Author: Michael Agar
Publisher: HarperCollins
ISBN 13: 978-0688149499
Reviewed by Carol Orwig, Centre for Linguistics, Translation and Literacy. Module Coordinator for Language and Culture Acquisition.
This book may seem a strange choice for a review as it is hardly new – having been first published in 1994. I chose it, however, because it depicts in such an interesting and accessible way the complex and important task of learning to communicate with people from a different culture, in a different language.
As Agar says, most people think that communication difficulties can be solved by language instruction. Surely if more policemen in the United States spoke Spanish, or if we provided free English lessons to immigrants, it would solve the communication problems between these groups. Agar notes:
The (Washington) Post and most everybody else, assumes that language instruction would solve the problem. The Post and most everybody else is wrong. The majority think language is mostly grammar. Teach people the grammar, give them a dictionary, and they’ll communicate. But anyone who’s studied a second language in the classroom and then tried to use it in the real world knows better than that.

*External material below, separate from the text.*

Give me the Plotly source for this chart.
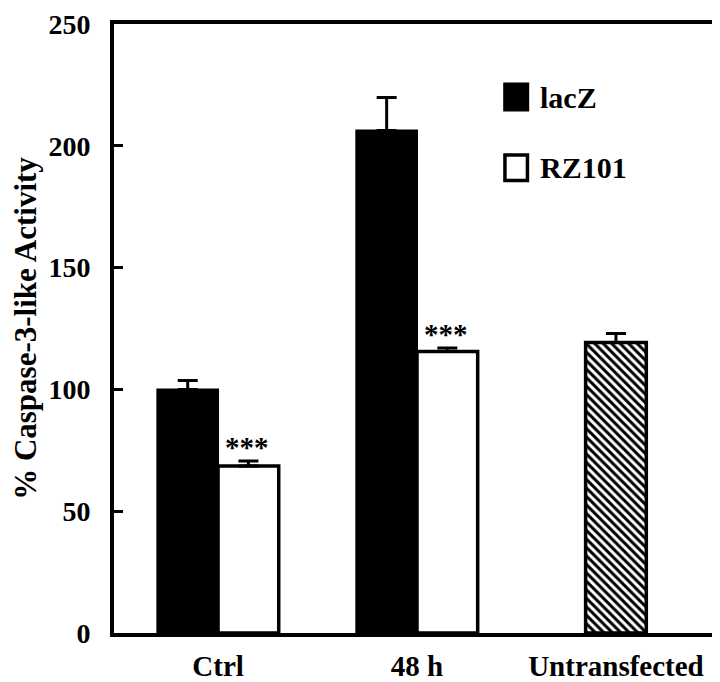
import plotly.graph_objects as go

categories = ["Ctrl", "48 h", "Untransfected"]
lacz_cats = ["Ctrl", "48 h"]
lacz_vals = [100, 206.3]
lacz_err = [3.7, 13.5]
rz_cats = ["Ctrl", "48 h"]
rz_vals = [68.6, 115.6]
rz_err = [2.0, 1.4]
untr_cats = ["Untransfected"]
untr_vals = [119.3]
untr_err = [3.6]
y_ticks = [0, 50, 100, 150, 200, 250]
sig_labels = ["***", "***"]

FONT = "Liberation Serif"
BW = 0.305

fig = go.Figure()

err_style = dict(type="data", symmetric=False, color="black", thickness=3, width=10)

fig.add_trace(go.Bar(
    x=lacz_cats, y=lacz_vals, name="lacZ", offset=-BW, width=BW,
    marker=dict(color="black", line=dict(color="black", width=2)),
    error_y=dict(array=lacz_err, arrayminus=[0] * len(lacz_err), **err_style),
    showlegend=False,
))
fig.add_trace(go.Bar(
    x=rz_cats, y=rz_vals, name="RZ101", offset=0, width=BW,
    marker=dict(color="white", line=dict(color="black", width=3.5)),
    error_y=dict(array=rz_err, arrayminus=[0] * len(rz_err), **err_style),
    showlegend=False,
))
fig.add_trace(go.Bar(
    x=untr_cats, y=untr_vals, name="Untransfected", offset=-BW / 2, width=BW,
    marker=dict(color="white", line=dict(color="black", width=3.5),
                pattern=dict(shape="\\", fgcolor="black", bgcolor="white",
                             size=6, solidity=0.5, fillmode="replace")),
    error_y=dict(array=untr_err, arrayminus=[0] * len(untr_err), **err_style),
    showlegend=False,
))

annotations = []
for cat, v, e, lab in zip(rz_cats, rz_vals, rz_err, sig_labels):
    annotations.append(dict(
        x=cat, y=v + e, xref="x", yref="y", text=f"<b>{lab}</b>", showarrow=False,
        xshift=29, yshift=14, yanchor="middle",
        font=dict(family=FONT, size=29, color="black"),
    ))

# legend (drawn manually to match the large swatches)
legend_items = [("lacZ", "black", 0.88), ("RZ101", "white", 0.764)]
shapes = []
for lab, col, yc in legend_items:
    shapes.append(dict(type="rect", xref="paper", yref="paper",
                       x0=0.643, x1=0.680, y0=yc - 0.021, y1=yc + 0.021,
                       fillcolor=col, line=dict(color="black", width=3.5)))
    annotations.append(dict(x=0.697, y=yc, xref="paper", yref="paper", text=f"<b>{lab}</b>",
                            showarrow=False, xanchor="left", yanchor="middle",
                            font=dict(family=FONT, size=30, color="black")))

fig.update_layout(
    width=720, height=682,
    margin=dict(l=106, r=6, t=16, b=57),
    paper_bgcolor="white", plot_bgcolor="white",
    barmode="overlay",
    font=dict(family=FONT, size=29, color="black"),
    annotations=annotations,
    shapes=shapes,
)
fig.update_xaxes(
    type="category", categoryorder="array", categoryarray=categories,
    range=[-0.523, 2.533], automargin=False,
    tickvals=categories, ticktext=[f"<b>{c}</b>" for c in categories],
    showline=True, linecolor="black", linewidth=4, mirror=True,
    ticks="", showgrid=False, zeroline=False,
    tickfont=dict(family=FONT, size=29, color="black"),
    ticklabelstandoff=4, ticklabeloverflow="allow",
)
fig.update_yaxes(
    range=[0, 250], tickvals=y_ticks, ticktext=[f"<b>{t}</b>" for t in y_ticks],
    automargin=False,
    showline=True, linecolor="black", linewidth=4, mirror=True,
    ticks="inside", ticklen=9, tickwidth=3, tickcolor="black",
    showgrid=False, zeroline=False,
    tickfont=dict(family=FONT, size=28, color="black"),
    ticklabelstandoff=14, ticklabeloverflow="allow",
    title=dict(text="<b>% Caspase-3-like Activity</b>", standoff=10,
               font=dict(family=FONT, size=31, color="black")),
)

fig.write_html("out.html")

Language Shock explores and explains more about the frames of reference people use in real- life communication: the expectations of what people will do, all the assumed knowledge needed to interpret language and behavior correctly. It also talks about the changes that occur in the learner, in the person who is learning to bridge these different worlds of culture through communication.
Our goal in the Language and Culture Communication course is to do just that: to help people build bridges between different worlds by becoming aware of their own cultural values and the assumptions they bring to any conversation. It helps that our students usually come from a variety of different cultures, so they can learn a lot from the interaction with each other, if we set up the learning activities in a helpful way.
To return to the book, Agar talks about the tendency for linguists to draw a circle around language and to talk about the sounds, the grammar within the circle. Noam Chomsky, the famous linguist did that. His theories involved describing what an “ideal speaker-listener” would do. Here is an excerpt from the first page of his book Aspects of the Theory of Syntax:
Linguistic theory is concerned primarily with an ideal speaker-listener, in a completely homogenous speech-community, who knows its language perfectly and is unaffected by such grammatically-irrelevant conditions as memory limitations, distractions, shifts of attention and interest, and errors (random or characteristic) in applying his knowledge of the language to actual performance.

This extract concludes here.